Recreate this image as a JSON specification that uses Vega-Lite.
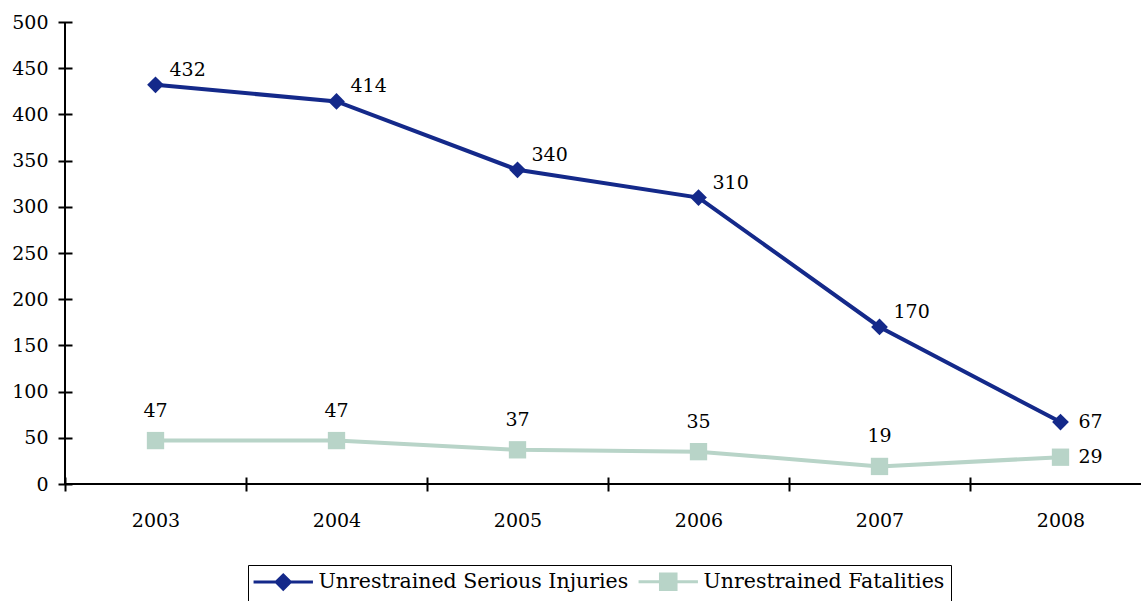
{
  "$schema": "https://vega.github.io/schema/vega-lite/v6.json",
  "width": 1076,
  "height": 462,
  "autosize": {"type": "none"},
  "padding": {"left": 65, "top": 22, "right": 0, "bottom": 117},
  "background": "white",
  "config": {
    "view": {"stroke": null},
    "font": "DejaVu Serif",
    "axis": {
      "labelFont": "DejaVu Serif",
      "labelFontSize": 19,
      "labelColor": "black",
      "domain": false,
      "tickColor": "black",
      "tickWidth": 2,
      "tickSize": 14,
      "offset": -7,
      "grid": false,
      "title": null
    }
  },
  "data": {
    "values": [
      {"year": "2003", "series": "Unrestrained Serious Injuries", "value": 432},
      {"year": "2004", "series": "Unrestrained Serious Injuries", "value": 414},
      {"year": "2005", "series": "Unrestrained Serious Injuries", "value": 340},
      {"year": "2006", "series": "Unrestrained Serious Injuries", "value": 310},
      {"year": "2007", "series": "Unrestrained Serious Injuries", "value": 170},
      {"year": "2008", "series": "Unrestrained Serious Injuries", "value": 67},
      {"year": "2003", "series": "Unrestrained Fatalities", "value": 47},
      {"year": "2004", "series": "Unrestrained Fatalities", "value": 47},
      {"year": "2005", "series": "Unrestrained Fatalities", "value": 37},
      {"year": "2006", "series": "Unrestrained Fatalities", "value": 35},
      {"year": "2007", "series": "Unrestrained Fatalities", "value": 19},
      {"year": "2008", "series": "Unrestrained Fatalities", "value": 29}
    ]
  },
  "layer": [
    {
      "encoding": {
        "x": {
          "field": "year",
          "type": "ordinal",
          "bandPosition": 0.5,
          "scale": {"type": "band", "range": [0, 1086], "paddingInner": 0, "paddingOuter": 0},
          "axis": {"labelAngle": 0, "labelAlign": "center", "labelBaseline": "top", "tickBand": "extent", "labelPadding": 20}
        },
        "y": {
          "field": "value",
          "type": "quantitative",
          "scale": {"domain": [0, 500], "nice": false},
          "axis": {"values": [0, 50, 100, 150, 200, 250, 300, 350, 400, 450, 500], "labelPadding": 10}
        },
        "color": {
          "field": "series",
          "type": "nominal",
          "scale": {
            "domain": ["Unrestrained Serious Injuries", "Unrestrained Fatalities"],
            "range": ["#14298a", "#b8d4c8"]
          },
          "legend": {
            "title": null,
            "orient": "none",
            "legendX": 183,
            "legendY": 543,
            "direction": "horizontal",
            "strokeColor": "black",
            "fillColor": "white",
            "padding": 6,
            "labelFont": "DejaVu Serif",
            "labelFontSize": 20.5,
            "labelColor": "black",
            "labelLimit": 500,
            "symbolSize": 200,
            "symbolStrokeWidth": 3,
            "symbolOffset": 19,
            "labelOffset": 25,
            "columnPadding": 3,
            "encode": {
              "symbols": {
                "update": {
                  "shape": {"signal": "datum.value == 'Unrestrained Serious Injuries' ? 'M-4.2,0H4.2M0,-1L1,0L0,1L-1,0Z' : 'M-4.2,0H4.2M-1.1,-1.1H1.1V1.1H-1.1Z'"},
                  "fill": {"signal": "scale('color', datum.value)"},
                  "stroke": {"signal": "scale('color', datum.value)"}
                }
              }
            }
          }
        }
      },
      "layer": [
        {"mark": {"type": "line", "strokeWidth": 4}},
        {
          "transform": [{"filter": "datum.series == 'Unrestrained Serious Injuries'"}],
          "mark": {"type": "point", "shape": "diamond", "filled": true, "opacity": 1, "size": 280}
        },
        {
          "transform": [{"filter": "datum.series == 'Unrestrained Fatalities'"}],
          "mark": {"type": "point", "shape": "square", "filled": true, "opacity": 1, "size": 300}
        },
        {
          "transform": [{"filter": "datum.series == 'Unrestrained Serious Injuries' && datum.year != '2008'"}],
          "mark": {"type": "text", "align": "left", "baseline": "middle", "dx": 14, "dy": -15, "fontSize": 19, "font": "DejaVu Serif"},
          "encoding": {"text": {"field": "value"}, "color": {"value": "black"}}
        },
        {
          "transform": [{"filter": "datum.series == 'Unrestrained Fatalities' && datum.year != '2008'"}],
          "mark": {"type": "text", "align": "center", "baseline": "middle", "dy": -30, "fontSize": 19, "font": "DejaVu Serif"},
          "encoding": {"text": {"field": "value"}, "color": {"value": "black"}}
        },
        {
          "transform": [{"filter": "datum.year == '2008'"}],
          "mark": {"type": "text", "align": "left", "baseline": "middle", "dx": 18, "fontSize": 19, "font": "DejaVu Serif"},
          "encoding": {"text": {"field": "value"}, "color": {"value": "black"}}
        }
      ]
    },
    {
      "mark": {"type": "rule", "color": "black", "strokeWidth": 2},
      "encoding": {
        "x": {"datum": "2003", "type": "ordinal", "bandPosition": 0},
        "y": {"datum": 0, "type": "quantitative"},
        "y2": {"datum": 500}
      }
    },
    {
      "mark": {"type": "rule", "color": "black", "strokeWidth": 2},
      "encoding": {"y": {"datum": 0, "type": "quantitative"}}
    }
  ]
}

> **DIRECTIONS FOR THIS TASK**
Transcribe all of the material exactly, leaving out whatever pictures it contains.

> **SOLUTION TO THE PROBLEM**
Recreate this image as a JSON specification that uses Vega-Lite.
{
  "$schema": "https://vega.github.io/schema/vega-lite/v6.json",
  "width": 1076,
  "height": 462,
  "autosize": {"type": "none"},
  "padding": {"left": 65, "top": 22, "right": 0, "bottom": 117},
  "background": "white",
  "config": {
    "view": {"stroke": null},
    "font": "DejaVu Serif",
    "axis": {
      "labelFont": "DejaVu Serif",
      "labelFontSize": 19,
      "labelColor": "black",
      "domain": false,
      "tickColor": "black",
      "tickWidth": 2,
      "tickSize": 14,
      "offset": -7,
      "grid": false,
      "title": null
    }
  },
  "data": {
    "values": [
      {"year": "2003", "series": "Unrestrained Serious Injuries", "value": 432},
      {"year": "2004", "series": "Unrestrained Serious Injuries", "value": 414},
      {"year": "2005", "series": "Unrestrained Serious Injuries", "value": 340},
      {"year": "2006", "series": "Unrestrained Serious Injuries", "value": 310},
      {"year": "2007", "series": "Unrestrained Serious Injuries", "value": 170},
      {"year": "2008", "series": "Unrestrained Serious Injuries", "value": 67},
      {"year": "2003", "series": "Unrestrained Fatalities", "value": 47},
      {"year": "2004", "series": "Unrestrained Fatalities", "value": 47},
      {"year": "2005", "series": "Unrestrained Fatalities", "value": 37},
      {"year": "2006", "series": "Unrestrained Fatalities", "value": 35},
      {"year": "2007", "series": "Unrestrained Fatalities", "value": 19},
      {"year": "2008", "series": "Unrestrained Fatalities", "value": 29}
    ]
  },
  "layer": [
    {
      "encoding": {
        "x": {
          "field": "year",
          "type": "ordinal",
          "bandPosition": 0.5,
          "scale": {"type": "band", "range": [0, 1086], "paddingInner": 0, "paddingOuter": 0},
          "axis": {"labelAngle": 0, "labelAlign": "center", "labelBaseline": "top", "tickBand": "extent", "labelPadding": 20}
        },
        "y": {
          "field": "value",
          "type": "quantitative",
          "scale": {"domain": [0, 500], "nice": false},
          "axis": {"values": [0, 50, 100, 150, 200, 250, 300, 350, 400, 450, 500], "labelPadding": 10}
        },
        "color": {
          "field": "series",
          "type": "nominal",
          "scale": {
            "domain": ["Unrestrained Serious Injuries", "Unrestrained Fatalities"],
            "range": ["#14298a", "#b8d4c8"]
          },
          "legend": {
            "title": null,
            "orient": "none",
            "legendX": 183,
            "legendY": 543,
            "direction": "horizontal",
            "strokeColor": "black",
            "fillColor": "white",
            "padding": 6,
            "labelFont": "DejaVu Serif",
            "labelFontSize": 20.5,
            "labelColor": "black",
            "labelLimit": 500,
            "symbolSize": 200,
            "symbolStrokeWidth": 3,
            "symbolOffset": 19,
            "labelOffset": 25,
            "columnPadding": 3,
            "encode": {
              "symbols": {
                "update": {
                  "shape": {"signal": "datum.value == 'Unrestrained Serious Injuries' ? 'M-4.2,0H4.2M0,-1L1,0L0,1L-1,0Z' : 'M-4.2,0H4.2M-1.1,-1.1H1.1V1.1H-1.1Z'"},
                  "fill": {"signal": "scale('color', datum.value)"},
                  "stroke": {"signal": "scale('color', datum.value)"}
                }
              }
            }
          }
        }
      },
      "layer": [
        {"mark": {"type": "line", "strokeWidth": 4}},
        {
          "transform": [{"filter": "datum.series == 'Unrestrained Serious Injuries'"}],
          "mark": {"type": "point", "shape": "diamond", "filled": true, "opacity": 1, "size": 280}
        },
        {
          "transform": [{"filter": "datum.series == 'Unrestrained Fatalities'"}],
          "mark": {"type": "point", "shape": "square", "filled": true, "opacity": 1, "size": 300}
        },
        {
          "transform": [{"filter": "datum.series == 'Unrestrained Serious Injuries' && datum.year != '2008'"}],
          "mark": {"type": "text", "align": "left", "baseline": "middle", "dx": 14, "dy": -15, "fontSize": 19, "font": "DejaVu Serif"},
          "encoding": {"text": {"field": "value"}, "color": {"value": "black"}}
        },
        {
          "transform": [{"filter": "datum.series == 'Unrestrained Fatalities' && datum.year != '2008'"}],
          "mark": {"type": "text", "align": "center", "baseline": "middle", "dy": -30, "fontSize": 19, "font": "DejaVu Serif"},
          "encoding": {"text": {"field": "value"}, "color": {"value": "black"}}
        },
        {
          "transform": [{"filter": "datum.year == '2008'"}],
          "mark": {"type": "text", "align": "left", "baseline": "middle", "dx": 18, "fontSize": 19, "font": "DejaVu Serif"},
          "encoding": {"text": {"field": "value"}, "color": {"value": "black"}}
        }
      ]
    },
    {
      "mark": {"type": "rule", "color": "black", "strokeWidth": 2},
      "encoding": {
        "x": {"datum": "2003", "type": "ordinal", "bandPosition": 0},
        "y": {"datum": 0, "type": "quantitative"},
        "y2": {"datum": 500}
      }
    },
    {
      "mark": {"type": "rule", "color": "black", "strokeWidth": 2},
      "encoding": {"y": {"datum": 0, "type": "quantitative"}}
    }
  ]
}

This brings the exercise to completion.